PROBLEM REQUIREMENTS:
Write each line of the material exactly as given, from the top through the line that contains "revenue = [8.91, 9.33, 9.79, 9.53, 8.79]", and omit all pictures.

Records from a data collection:
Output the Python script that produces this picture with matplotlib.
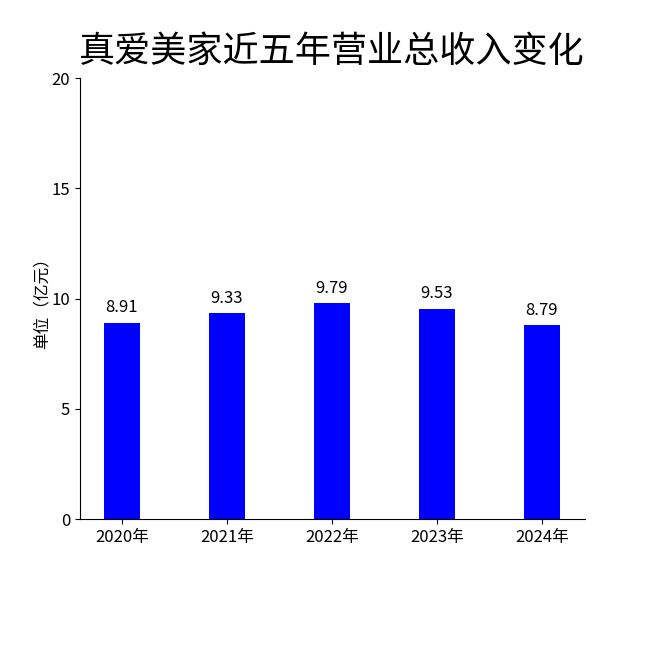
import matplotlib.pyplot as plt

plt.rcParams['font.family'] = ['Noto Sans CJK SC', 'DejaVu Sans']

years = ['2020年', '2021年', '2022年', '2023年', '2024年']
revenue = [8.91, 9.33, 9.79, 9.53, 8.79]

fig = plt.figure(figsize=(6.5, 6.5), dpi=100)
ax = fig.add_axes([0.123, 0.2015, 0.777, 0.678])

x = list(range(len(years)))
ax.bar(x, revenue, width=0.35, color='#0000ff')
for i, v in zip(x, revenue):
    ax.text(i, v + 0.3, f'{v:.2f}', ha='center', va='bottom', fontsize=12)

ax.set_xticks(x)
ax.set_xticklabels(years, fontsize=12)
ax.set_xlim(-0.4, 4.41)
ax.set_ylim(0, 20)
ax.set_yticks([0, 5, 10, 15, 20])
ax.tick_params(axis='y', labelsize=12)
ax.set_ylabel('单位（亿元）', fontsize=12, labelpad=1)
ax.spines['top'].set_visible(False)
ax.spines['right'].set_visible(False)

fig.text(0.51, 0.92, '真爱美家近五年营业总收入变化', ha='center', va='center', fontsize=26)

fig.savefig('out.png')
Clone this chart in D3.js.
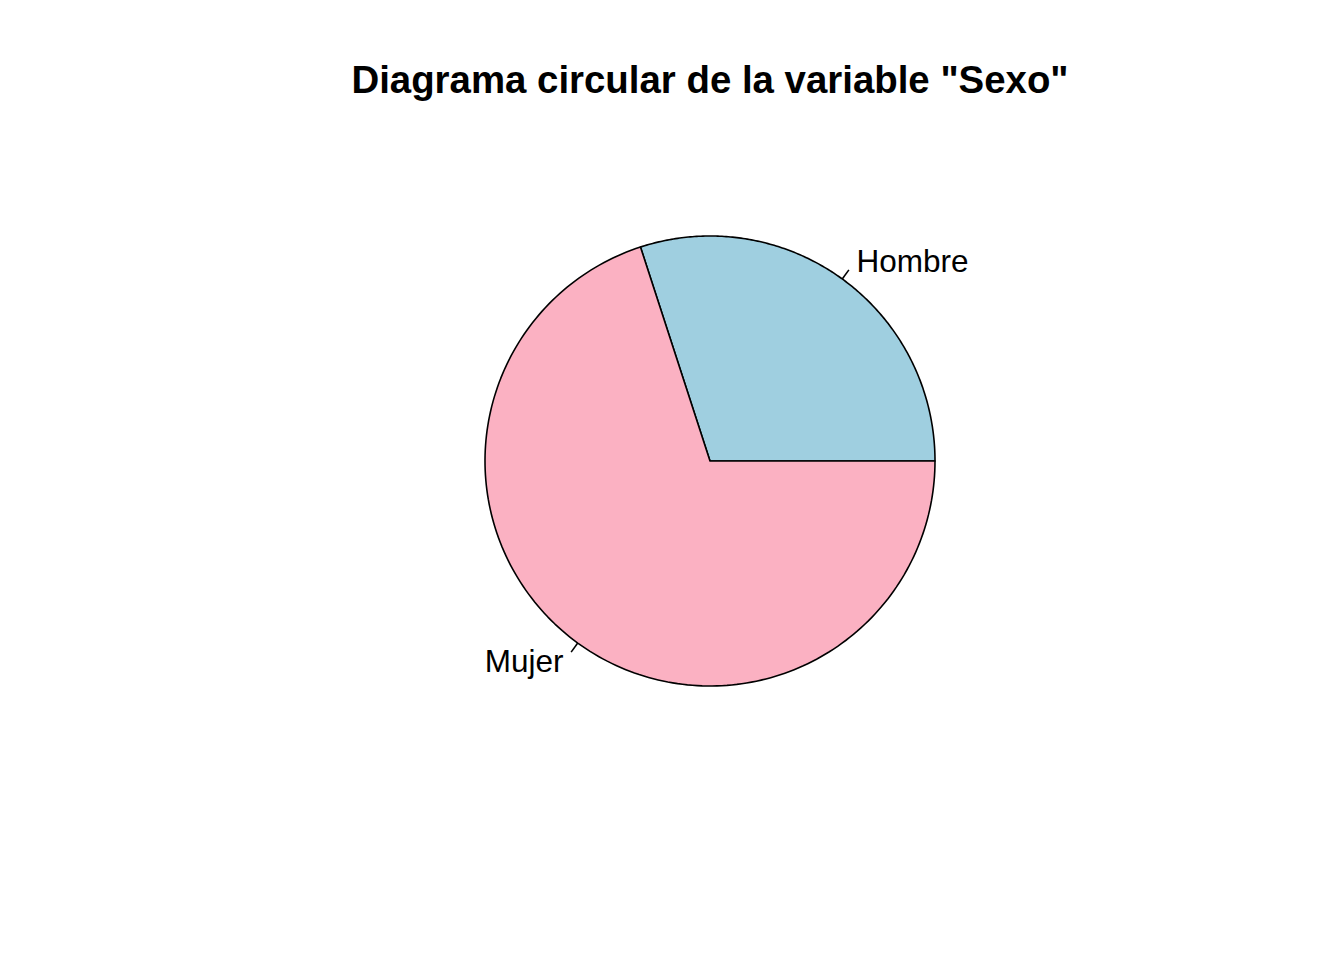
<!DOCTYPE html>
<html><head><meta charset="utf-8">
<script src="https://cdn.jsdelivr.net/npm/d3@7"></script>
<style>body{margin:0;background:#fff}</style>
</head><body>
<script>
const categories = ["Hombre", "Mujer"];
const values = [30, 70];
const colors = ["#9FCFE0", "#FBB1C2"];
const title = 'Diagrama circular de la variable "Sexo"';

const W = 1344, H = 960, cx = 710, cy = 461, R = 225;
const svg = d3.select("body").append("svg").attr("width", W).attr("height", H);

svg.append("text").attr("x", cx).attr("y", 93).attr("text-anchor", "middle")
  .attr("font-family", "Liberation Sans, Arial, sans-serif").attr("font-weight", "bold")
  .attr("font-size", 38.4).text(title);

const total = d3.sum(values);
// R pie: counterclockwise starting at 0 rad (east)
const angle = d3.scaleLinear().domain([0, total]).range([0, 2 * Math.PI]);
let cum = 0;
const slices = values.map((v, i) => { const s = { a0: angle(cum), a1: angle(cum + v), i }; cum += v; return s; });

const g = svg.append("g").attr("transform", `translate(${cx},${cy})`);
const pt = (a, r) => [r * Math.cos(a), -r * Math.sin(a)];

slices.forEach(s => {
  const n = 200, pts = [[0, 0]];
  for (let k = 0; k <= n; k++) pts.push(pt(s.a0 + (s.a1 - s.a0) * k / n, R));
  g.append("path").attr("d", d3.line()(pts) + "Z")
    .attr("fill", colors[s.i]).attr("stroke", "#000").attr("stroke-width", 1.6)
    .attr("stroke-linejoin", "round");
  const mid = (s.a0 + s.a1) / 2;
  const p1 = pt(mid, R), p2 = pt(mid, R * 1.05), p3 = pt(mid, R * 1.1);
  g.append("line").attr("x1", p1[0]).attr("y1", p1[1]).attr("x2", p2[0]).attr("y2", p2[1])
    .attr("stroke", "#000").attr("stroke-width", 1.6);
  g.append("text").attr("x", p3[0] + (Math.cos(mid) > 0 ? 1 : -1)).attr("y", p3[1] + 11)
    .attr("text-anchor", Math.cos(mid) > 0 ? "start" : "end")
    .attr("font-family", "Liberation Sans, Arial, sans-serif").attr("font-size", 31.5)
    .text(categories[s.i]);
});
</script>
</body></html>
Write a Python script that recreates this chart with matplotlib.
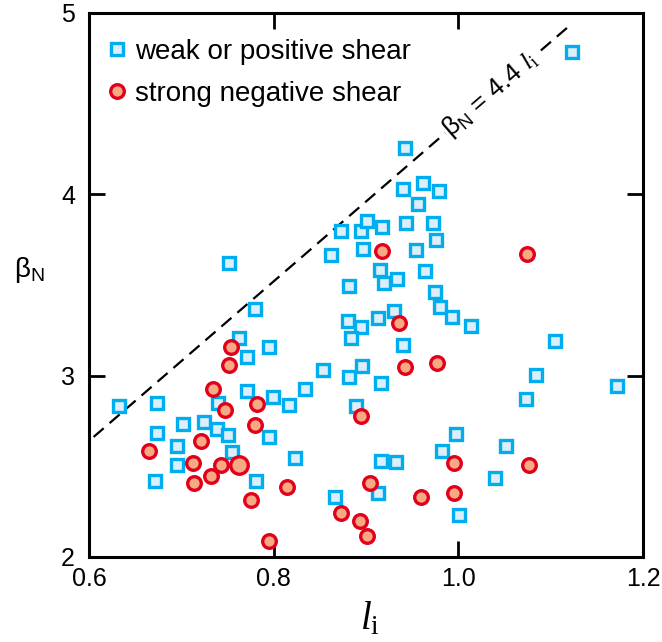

CORRECT OUTPUT:
Output the Python script that produces this picture with matplotlib.
import matplotlib.pyplot as plt

plt.rcParams['font.family'] = ['Noto Sans CJK SC', 'DejaVu Sans']

years = ['2020年', '2021年', '2022年', '2023年', '2024年']
revenue = [8.91, 9.33, 9.79, 9.53, 8.79]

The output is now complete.